Folha de S. Paulo


Análise: Manoel de Barros criou poesia com sintaxe própria

"Gravata de urubu não tem cor". "Com cem anos de escória uma lata aprende a rezar". "O esplendor da manhã não se abre com faca".

Mesmo quem não está familiarizado ou diz não simpatizar muito com a linguagem poética reconhece a autoria destes versos: são de Manoel de Barros. Ou melhor: são Manoel de Barros.

O autor conseguiu, ainda em vida, atingir uma das maiores aspirações de um escritor: ser reconhecido por sua linguagem, imprimir personalidade às palavras, de tal forma que elas sejam identificadas sem sua assinatura.

O nome geral que atribuiu à língua que criou é "vanguarda primitiva", uma contradição em termos que denota muito bem sua marca.

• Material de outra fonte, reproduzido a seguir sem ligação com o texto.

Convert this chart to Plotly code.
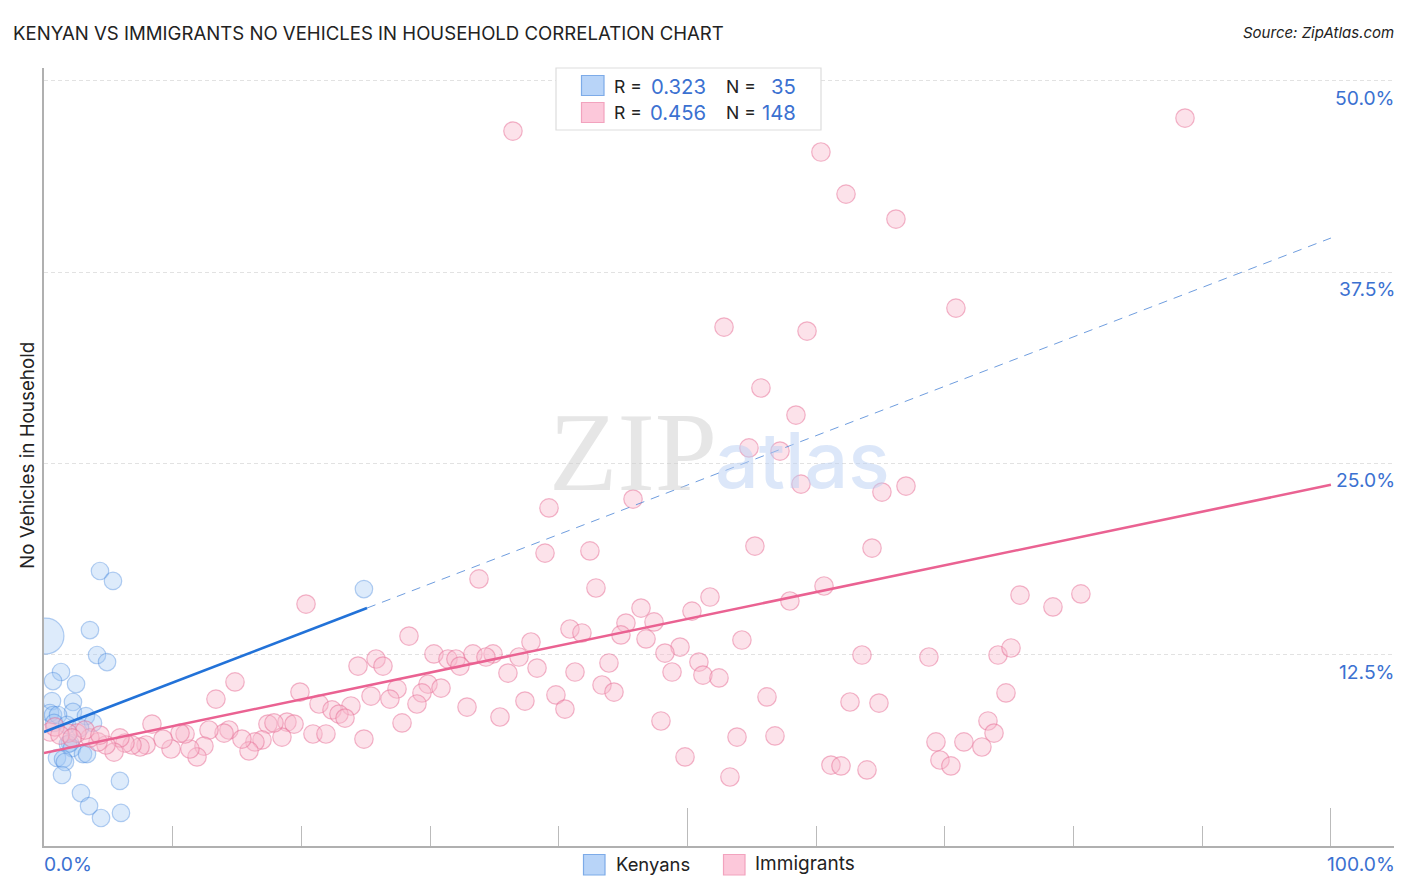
import plotly.graph_objects as go

kenyan_x = [0.15, 4.35, 5.36, 3.57, 4.12, 4.90, 1.32, 0.70, 2.49, 0.62, 2.25, 24.86, 2.25, 3.26, 3.81, 0.47, 0.70, 1.09,
            0.78, 1.79, 2.02, 1.86, 2.18, 1.01, 1.48, 3.03, 3.34, 1.63, 1.40, 5.90, 2.87, 3.50, 4.43, 5.98, 2.80]
kenyan_y = [13.72, 17.97, 17.32, 14.11, 12.48, 12.02, 11.37, 10.78, 10.58, 9.47, 9.41, 16.79, 8.76, 8.49, 8.04, 8.69, 8.56, 8.56,
            8.04, 7.91, 6.73, 6.66, 6.40, 5.75, 5.68, 6.01, 6.01, 5.49, 4.64, 4.25, 3.46, 2.61, 1.83, 2.16, 7.71]
kenyan_sizes = [36] + [17.5] * 34

immigrant_x = [36.44, 88.66, 60.37, 62.32, 66.20, 70.86, 52.84, 59.29, 55.71, 58.43, 54.78, 57.19, 58.82, 65.11, 66.98, 45.77, 39.24,
               38.93, 42.42, 55.24, 64.34, 33.80, 42.89, 60.61, 51.75, 75.84, 80.57, 78.40, 20.36, 57.96,
               46.39, 50.35, 45.22, 47.40, 40.87, 41.80, 44.83, 46.78, 54.23, 49.42, 48.25, 63.56, 50.89, 43.90, 41.26, 48.80,
               51.20, 52.45, 43.36, 44.29, 56.18, 62.63, 39.78, 40.48, 47.94, 53.85, 56.80, 49.81, 53.30, 61.15, 61.93, 63.95,
               68.76, 74.13, 75.14, 74.75, 73.35, 73.82, 64.88, 69.31, 71.48, 72.88, 69.62, 70.47,
               28.36, 37.84, 30.30, 31.39, 32.01, 33.33, 34.89, 34.34, 32.32, 36.91, 25.80, 24.40, 26.34, 38.31, 36.05, 29.84,
               30.85, 27.43, 19.89, 25.41, 29.37, 26.88, 28.98, 21.37, 23.85, 37.37, 22.38, 22.92, 23.39, 32.87, 35.43, 27.82,
               18.88, 19.43, 20.90, 21.91, 24.86, 18.49,
               14.84, 13.36, 17.40, 17.87, 14.37, 13.99, 12.82, 16.94, 16.39, 15.93, 15.38, 12.43, 11.89, 11.34, 10.96, 10.57,
               8.39, 9.87, 9.25, 7.93, 7.46, 6.84, 6.29, 5.90, 5.44, 4.82, 4.20, 3.57, 2.56, 1.86, 0.47, 0.85, 1.24, 3.19, 2.18, 4.35]
immigrant_y = [46.72, 47.57, 45.35, 42.60, 40.97, 35.15, 33.91, 33.65, 29.93, 28.16, 26.01, 25.81, 23.65, 23.13, 23.52, 22.67, 22.09,
               19.14, 19.28, 19.60, 19.47, 17.45, 16.86, 16.99, 16.27, 16.40, 16.47, 15.62, 15.81, 16.01,
               15.55, 15.35, 14.57, 14.64, 14.18, 13.92, 13.79, 13.53, 13.46, 13.00, 12.61, 12.48, 12.02, 11.96, 11.37, 11.37,
               11.17, 10.98, 10.52, 10.06, 9.74, 9.41, 9.87, 8.95, 8.17, 7.12, 7.19, 5.82, 4.51, 5.29, 5.23, 4.97,
               12.35, 12.48, 12.94, 10.00, 8.17, 7.38, 9.34, 6.80, 6.80, 6.47, 5.62, 5.23,
               13.72, 13.33, 12.55, 12.22, 12.22, 12.55, 12.55, 12.35, 11.76, 12.35, 12.22, 11.76, 11.76, 11.63, 11.30, 10.58,
               10.32, 10.26, 10.06, 9.80, 10.00, 9.60, 9.28, 9.28, 9.15, 9.47, 8.89, 8.62, 8.36, 9.08, 8.43, 8.04,
               8.10, 7.97, 7.32, 7.32, 6.99, 7.12,
               10.72, 9.60, 7.97, 8.04, 7.58, 7.38, 7.58, 6.93, 6.80, 6.21, 6.99, 6.53, 5.82, 6.34, 7.32, 7.38,
               7.97, 6.34, 6.99, 6.60, 6.47, 6.60, 6.73, 7.06, 6.14, 6.60, 6.80, 7.06, 7.38, 7.38, 7.45, 7.78, 7.25, 7.58, 7.06, 7.25]

kenyan_fit_x = [0, 25.1]
kenyan_fit_y = [7.45, 15.55]
kenyan_dash_x = [25.1, 100]
kenyan_dash_y = [15.55, 39.73]
immigrant_fit_x = [0, 100]
immigrant_fit_y = [6.08, 23.6]

y_ticks = [12.5, 25, 37.5, 50]
y_tick_labels = ["12.5%", "25.0%", "37.5%", "50.0%"]

BLUE = "#3b71d1"
DARK = "#222222"
WIDTH, HEIGHT = 1406, 892
LEFT, RIGHT, TOP, BOTTOM = 44, 1394, 68, 846


def px(x):
    return (x - LEFT) / (RIGHT - LEFT)


def py(y):
    return (BOTTOM - y) / (BOTTOM - TOP)


def label(x, y, text, size=18, color=DARK, xanchor="left", yanchor="middle", weight="normal", **kw):
    return dict(xref="paper", yref="paper", x=px(x), y=py(y), text=text, showarrow=False, xanchor=xanchor,
                yanchor=yanchor, font=dict(family=kw.pop("family", "Inter"), size=size, color=color, weight=weight),
                borderpad=0, **kw)


def box(x0, y0, x1, y1, fill, line):
    return dict(type="rect", xref="paper", yref="paper", x0=px(x0), y0=py(y0), x1=px(x1), y1=py(y1),
                fillcolor=fill, line=dict(color=line, width=1.2), layer="above")


fig = go.Figure()
fig.add_trace(go.Scatter(x=kenyan_x, y=kenyan_y, mode="markers", name="Kenyans",
                         marker=dict(size=kenyan_sizes, color="rgba(160,200,245,0.5)",
                                     line=dict(color="rgba(60,130,220,0.55)", width=1.2))))
fig.add_trace(go.Scatter(x=immigrant_x, y=immigrant_y, mode="markers", name="Immigrants",
                         marker=dict(size=18.5, color="rgba(248,185,205,0.42)",
                                     line=dict(color="rgba(232,110,150,0.5)", width=1.2))))
fig.add_trace(go.Scatter(x=kenyan_dash_x, y=kenyan_dash_y, mode="lines",
                         line=dict(color="#4a84d6", width=0.8, dash="9px,7px")))
fig.add_trace(go.Scatter(x=kenyan_fit_x, y=kenyan_fit_y, mode="lines", line=dict(color="#2272d8", width=2.6)))
fig.add_trace(go.Scatter(x=immigrant_fit_x, y=immigrant_fit_y, mode="lines", line=dict(color="#ea6292", width=2.6)))

annotations = [
    label(548, 452, "ZIP", size=112, color="rgba(205,205,205,0.5)", family="Liberation Serif"),
    label(714, 460, "atlas", size=77, color="rgba(185,208,243,0.5)", weight=500),
    label(12, 33, "KENYAN VS IMMIGRANTS NO VEHICLES IN HOUSEHOLD CORRELATION CHART", size=18.6),
    label(1395, 33, "<i>Source: ZipAtlas.com</i>", size=15, xanchor="right"),
    label(43, 864, "0.0%", size=19.3, color=BLUE),
    label(1396, 864, "100.0%", size=19.3, color=BLUE, xanchor="right"),
    label(27, 456, "No Vehicles in Household", size=18.8, xanchor="center", textangle=-90),
    label(615, 864, "Kenyans", size=18.4),
    label(754, 864, "Immigrants", size=19),
    label(613, 86, "R =", size=17.6),
    label(707, 86, "0.323", size=20.3, color=BLUE, xanchor="right"),
    label(725, 86, "N =", size=17.6),
    label(797, 86, "35", size=20.3, color=BLUE, xanchor="right"),
    label(613, 113, "R =", size=17.6),
    label(707, 113, "0.456", size=20.3, color=BLUE, xanchor="right"),
    label(725, 113, "N =", size=17.6),
    label(797, 113, "148", size=20.3, color=BLUE, xanchor="right"),
]
for tick, text in zip(y_ticks, y_tick_labels):
    annotations.append(dict(xref="paper", yref="y", x=1, y=tick, text=text, showarrow=False, xanchor="right",
                            yanchor="top", xshift=3, yshift=-3, font=dict(family="Inter", size=19.3, color=BLUE)))

fig.update_layout(
    width=WIDTH, height=HEIGHT, showlegend=False, paper_bgcolor="white", plot_bgcolor="white",
    margin=dict(l=LEFT, r=WIDTH - RIGHT, t=TOP, b=HEIGHT - BOTTOM),
    annotations=annotations,
    shapes=[
        box(556, 68, 821, 130, "white", "#dddddd"),
        box(581.5, 75.5, 604, 95.5, "#b8d4f8", "#7dabe8"),
        box(581.5, 102.5, 604, 122.5, "#fcc8da", "#f2a3be"),
        box(583.5, 854.5, 605, 875, "#b8d4f8", "#7dabe8"),
        box(723.5, 854.5, 745, 875, "#fcc8da", "#f2a3be"),
    ],
)
fig.update_xaxes(range=[0, 104.9], tickvals=[0, 50, 100], ticks="inside", ticklen=38, tickwidth=1, tickcolor="#bbbbbb",
                 showticklabels=False, showgrid=False, zeroline=False, showline=True, linecolor="#b0b0b0", linewidth=1.5,
                 minor=dict(dtick=10, tick0=0, ticks="inside", ticklen=20, tickwidth=1, tickcolor="#bbbbbb", showgrid=False))
fig.update_yaxes(range=[0, 50.84], tickvals=y_ticks, showticklabels=False, ticks="", showgrid=True, gridcolor="#e2e2e2",
                 gridwidth=1, griddash="4px,3px", zeroline=False, showline=True, linecolor="#b0b0b0", linewidth=1.5)

fig.write_html("out.html", config={"displayModeBar": False}, post_script="document.body.style.margin='0';")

Trata-se de uma poesia incrustada na terra e na natureza, sempre reiterando a inutilidade imanente das coisas em estado de poesia, mas que, nem por isso, deixa de ser requintada, no limite da economia e da precisão.

Neste sentido, como ele mesmo dizia, Manoel de Barros está mais próximo de Oswald de Andrade do que daquele a quem é mais associado, Guimarães Rosa, devido à invenção de neologismos e subversões gramaticais, como "limpamento", "desviação", "estâmago", que se tornaram o selo de sua poesia.

Mas sua obra vai além desse traço que, aliás, não é bem traço, mas uma necessidade dos poemas. Entendendo que palavras e natureza guardam relações de identidade só recuperáveis pela poesia, ele percebeu a simbiose entre elas, de tal forma que muitas vezes não se pode separá-las.

O que poucos sabem é que o poeta foi comunista ferrenho, chegando a romper com Luis Carlos Prestes quando este se aliou a Getúlio Vargas. Viveu no Peru, na Bolívia e em Nova York, onde estudou cinema e foi revelado nacionalmente por Millôr Fernandes, na década de 80.

Manoel de Barros professava a poesia como razão da desrazão, utilidade do inútil. E quem há de negar que as palavras úteis e lúcidas nos afastam do lugar aonde dizíamos que queríamos chegar?